Qui dit technologie, dit aussi impression en 3D. Il y a eu quelques applications dans la mode, mais sans commercialisation à grande échelle. Est-ce une solution viable dans un futur proche ?

DS: Là, vous parlez d’une révolution très profonde. Ce serait un peu comparable à la transition qui s’est opérée à la fin de la préhistoire, au pré Moyen-Âge, quand le tissu a majoritairement remplacé les peaux de bêtes pour s’habiller. Est-ce que cela peut être dans un futur proche ? Difficile de le prédire, dans la mesure où toutes les transformations sont aujourd'hui accélérées par la technologie.

On parle aussi beaucoup de vêtements intelligents, capables de communiquer ou de surveiller sa santé. Est-ce que ce sont des gadgets ou les véritables textiles du futur?
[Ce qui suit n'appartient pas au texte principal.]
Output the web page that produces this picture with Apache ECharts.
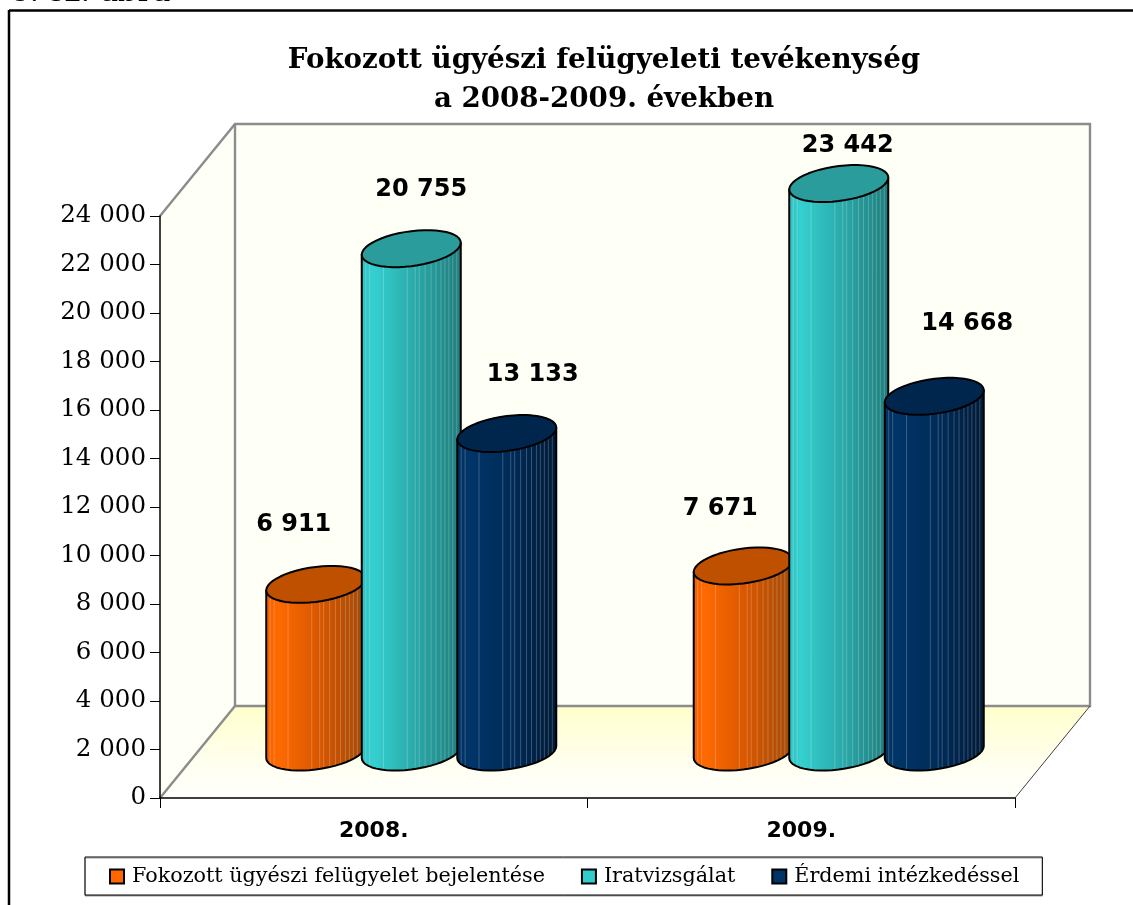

DS: Cela existe déjà, mais c’est encore de l’ordre du prototype, et pour des usages assez précis. Par exemple, des vêtements qui captent l’énergie solaire via le textile pour alimenter des systèmes GPS, pour des expéditions en haute montagne. Ce n’est pas du gadget mais un marché de micro niche. Cela pourrait s’étendre à la grande consommation afin de recharger les smartphones, par exemple. La technologie va forcément faire apparaitre de nouveaux outils, de nouveaux besoins, et de nouveaux modes de vie que nous n’imaginons pas encore.